We’ve got to keep everything in mind.

But it’s also things like, what is the volume expectation out of this unit as well? If I’m prototyping one unit, and I’m ultimately going to build five of them in the entire run, we’re not going to put as much thought into the production aspects of it as we would something that has 1000 units.

Ultimately it’s about creating the most functional fixture. And that means it’ll hit budgets, it’ll hit longevity, it can actually be loaded in or shipped cost-effectively, and actually assembled on site.

Interviewer: So if this is a precarious part of the process where a lot of things could go wrong, what’s the alternative? It seems to me there’s no choice but for a manufacturer to be good at this.

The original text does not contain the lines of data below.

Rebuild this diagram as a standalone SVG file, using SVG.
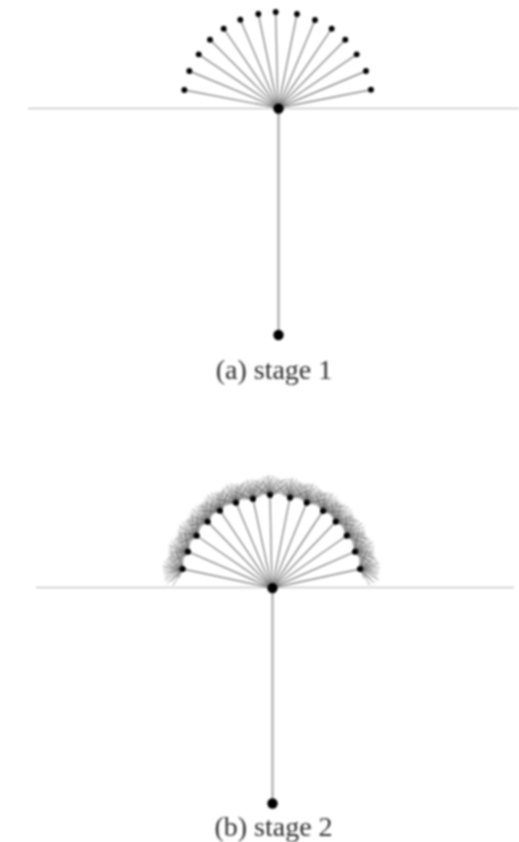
<svg xmlns="http://www.w3.org/2000/svg" width="519" height="842" viewBox="0 0 519 842">
<style>
.edge{stroke:#8c8c8c;stroke-width:1.4;fill:none}
.axis{stroke:#c8c8c8;stroke-width:1.4;fill:none}
.stem{stroke:#b0b0b0;stroke-width:2.4;fill:none}
.leaf{stroke:#555;stroke-width:.5;fill:none}
.cap{font-family:"Liberation Serif","Times New Roman",serif;font-size:28px;fill:#303030;text-anchor:middle}
</style>
<defs>
<filter id="soft" x="-5%" y="-5%" width="110%" height="110%"><feGaussianBlur stdDeviation="0.9"/></filter>
<g id="fan"><path class="leaf" d="M0 0L-18-6M0 0L-17-12M0 0L-15-9M0 0L-15-15M0 0L-12-8M0 0L-12-15.500M0 0L-10-5M0 0L-9-17M0 0L-10-2M0 0L-7-14M0 0L-6-18.500M0 0L-5-11M0 0L-3-19M0 0L-2-13M0 0L-1-20M0 0L1-16M0 0L3-19.500M0 0L4-12M0 0L6-18M0 0L8-14M0 0L9-17M0 0L10-2M0 0L10-5M0 0L12-15M0 0L12-8M0 0L15-15.500M0 0L15-9M0 0L17-11M0 0L18-6"/></g>
</defs>
<rect width="519" height="842" fill="#fff"/>
<g id="connectors" filter="url(#soft)">
<path class="axis" d="M28 108.500H519M36 587.500H514"/>
<path class="stem" d="M278.500 109V335M272.500 588V803"/>
<path class="edge" d="M278 108L184.300 90M278 108L189.300 71M278 108L198.700 54.300M278 108L210 39.700M278 108L223.700 28.700M278 108L240.300 19.700M278 108L258.300 14M278 108L275.700 12M278 108L297 14M278 108L315 20M278 108L331.700 28.700M278 108L345.300 39.700M278 108L356.700 54.300M278 108L366 71M278 108L371 89.700"/>
<path class="edge" d="M272 588L182.700 569M272 588L188 551.700M272 588L196.700 535.700M272 588L207.700 521.700M272 588L220 510.700M272 588L236 502.700M272 588L253 499M272 588L270 495M272 588L290 497.700M272 588L306.700 502.700M272 588L323 511M272 588L335.700 521.700M272 588L346.700 535.700M272 588L355 551.700M272 588L360 569"/>
</g>
<g id="fans" filter="url(#soft)">
<use href="#fan" transform="translate(182.700 569) rotate(-78)"/>
<use href="#fan" transform="translate(188 551.700) rotate(-67)"/>
<use href="#fan" transform="translate(196.700 535.700) rotate(-56)"/>
<use href="#fan" transform="translate(207.700 521.700) rotate(-45)"/>
<use href="#fan" transform="translate(220 510.700) rotate(-34)"/>
<use href="#fan" transform="translate(236 502.700) rotate(-23)"/>
<use href="#fan" transform="translate(253 499) rotate(-12)"/>
<use href="#fan" transform="translate(270 495) rotate(-1)"/>
<use href="#fan" transform="translate(290 497.700) rotate(11)"/>
<use href="#fan" transform="translate(306.700 502.700) rotate(22)"/>
<use href="#fan" transform="translate(323 511) rotate(33)"/>
<use href="#fan" transform="translate(335.700 521.700) rotate(44)"/>
<use href="#fan" transform="translate(346.700 535.700) rotate(55)"/>
<use href="#fan" transform="translate(355 551.700) rotate(66)"/>
<use href="#fan" transform="translate(360 569) rotate(77)"/>
</g>
<g id="nodes-a" fill="#000" filter="url(#soft)">
<circle id="a-root" cx="278.500" cy="108.500" r="5.200"/>
<circle id="a-bottom" cx="278.500" cy="335" r="5.200"/>
<circle id="a1" cx="184.300" cy="90" r="2.900"/>
<circle id="a2" cx="189.300" cy="71" r="2.900"/>
<circle id="a3" cx="198.700" cy="54.300" r="2.900"/>
<circle id="a4" cx="210" cy="39.700" r="2.900"/>
<circle id="a5" cx="223.700" cy="28.700" r="2.900"/>
<circle id="a6" cx="240.300" cy="19.700" r="2.900"/>
<circle id="a7" cx="258.300" cy="14" r="2.900"/>
<circle id="a8" cx="275.700" cy="12" r="2.900"/>
<circle id="a9" cx="297" cy="14" r="2.900"/>
<circle id="a10" cx="315" cy="20" r="2.900"/>
<circle id="a11" cx="331.700" cy="28.700" r="2.900"/>
<circle id="a12" cx="345.300" cy="39.700" r="2.900"/>
<circle id="a13" cx="356.700" cy="54.300" r="2.900"/>
<circle id="a14" cx="366" cy="71" r="2.900"/>
<circle id="a15" cx="371" cy="89.700" r="2.900"/>
</g>
<g id="nodes-b" fill="#000" filter="url(#soft)">
<circle id="b-root" cx="272.500" cy="588" r="5.200"/>
<circle id="b-bottom" cx="272.500" cy="803.500" r="5.200"/>
<circle id="b1" cx="182.700" cy="569" r="3"/>
<circle id="b2" cx="188" cy="551.700" r="3"/>
<circle id="b3" cx="196.700" cy="535.700" r="3"/>
<circle id="b4" cx="207.700" cy="521.700" r="3"/>
<circle id="b5" cx="220" cy="510.700" r="3"/>
<circle id="b6" cx="236" cy="502.700" r="3"/>
<circle id="b7" cx="253" cy="499" r="3"/>
<circle id="b8" cx="270" cy="495" r="3"/>
<circle id="b9" cx="290" cy="497.700" r="3"/>
<circle id="b10" cx="306.700" cy="502.700" r="3"/>
<circle id="b11" cx="323" cy="511" r="3"/>
<circle id="b12" cx="335.700" cy="521.700" r="3"/>
<circle id="b13" cx="346.700" cy="535.700" r="3"/>
<circle id="b14" cx="355" cy="551.700" r="3"/>
<circle id="b15" cx="360" cy="569" r="3"/>
</g>
<g id="captions" filter="url(#soft)">
<text class="cap" x="274" y="379">(a) stage 1</text>
<text class="cap" x="273.500" y="836">(b) stage 2</text>
</g>
</svg>
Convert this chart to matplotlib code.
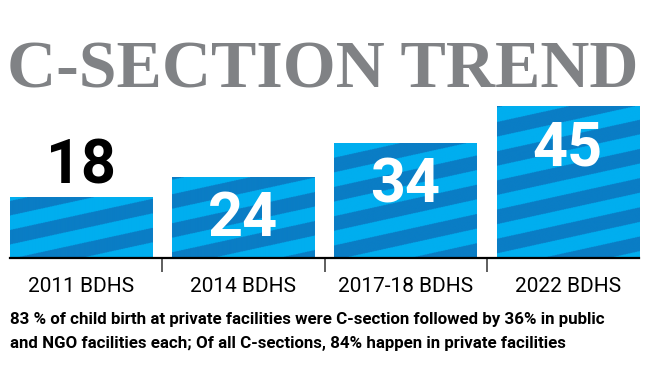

BM: You’d think that’s the case, but I’m shocked at what other people get away with. Listen, I can only really speak for what we do here at CBSF but I know what others do. What they do is they end up pushing back.  They push back the responsibility and the blame on their customers. It’s a, “You tell me what you want me to build and I’ll build it for you. And I’ll charge you by the hour for whatever it is and that’s how much it’s gonna cost you and if you don’t like it, then you redraw it and I’ll rebuild it. Just tell me what to build again.”

That’s their version of a prototype shop, which is not my version of a prototype shop.

Interviewer: And of course, the main problem with this is the retailer doesn’t know what they don’t know.

BM: Exactly. If you’re not working with the right people, you’re just leaving it up to luck. It becomes a blame game and it’s not really a healthy relationship.  It’s not a creative, healthy partnership at all.

Maybe it’s just me personally, but it just doesn’t seem like the right way to go about building out a lasting relationship.